I was most interested in her days as TV chef with partner in culinary crime Jennifer Paterson, but that section takes up only a minor part of the book unfortunately for me. But her almost nonchalant attitude to the Two Fat Ladies’ success (it was viewed by 70 million viewers worldwide at its peak) is rather curious, but refreshing, especially given the obsessive idolisation of self-important food celebrities we have to endure nowadays.
For those who are too young to remember, the Two Fat Ladies toured England in a Triumph bike and sidecar doing their cooking thing, but they were totally contrary in that they cooked big, cholesterol laden stodgy English meals and desserts, while smoking and drinking, at least Jennifer smoked. Apparently, butter and cream sales rose by 19 per cent in the U.K. around the time of the first series. While nutritionists might cringe, they were not into junk food—they pursued good quality food, from excellent game to the freshest dairy.
They were also not particularly photogenic, unlike the lively Jamie or the comely Nigella who hog the Brit culinary celebrity limelight these days, (the Hairy Bikers is a derivative of the Two Fat Ladies).
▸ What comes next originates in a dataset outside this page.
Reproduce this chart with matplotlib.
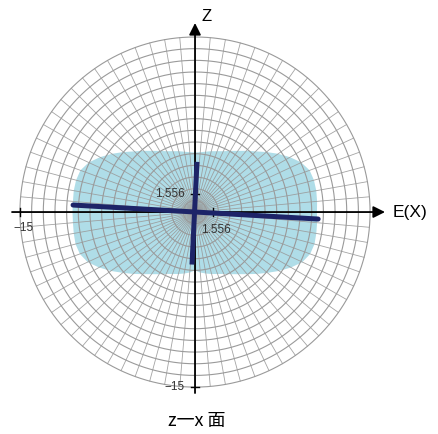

So Clarissa and Jennifer engender part perversion and part fascination and perhaps they are the original gastro porn pin-ups?
Clarissa’s turn of phrase is most eloquent when describing food I think, as in the following description of a pound of flesh (albeit lovely beef). “I saw a beautiful sight: a glass cabinet lined with dark red velvet and on it stood the most perfect rib of beef, the fat like good clotted cream and the meat the colour of garnets or dark pigeon blood rubies” (p.245 of the 2007 paperback edition).
And Clarissa is thoughtful about food and food production—she laments how the economic imperative pushes farmers into breeding fast-growing hybrids, which are not always tasty—like the Angus Limousin cross which she found impossible to carve “because of the flap of muscle running through it” (p. 226)—such divine detail.
This book is not really about food, cooking or food celebrity as I initially expected, but about Clarissa’s zest for life, which when you think about it, is the most important ingredient in being a good cook. I know Kei has oodles of the same zest and in fact, I think they would’ve really hit it off.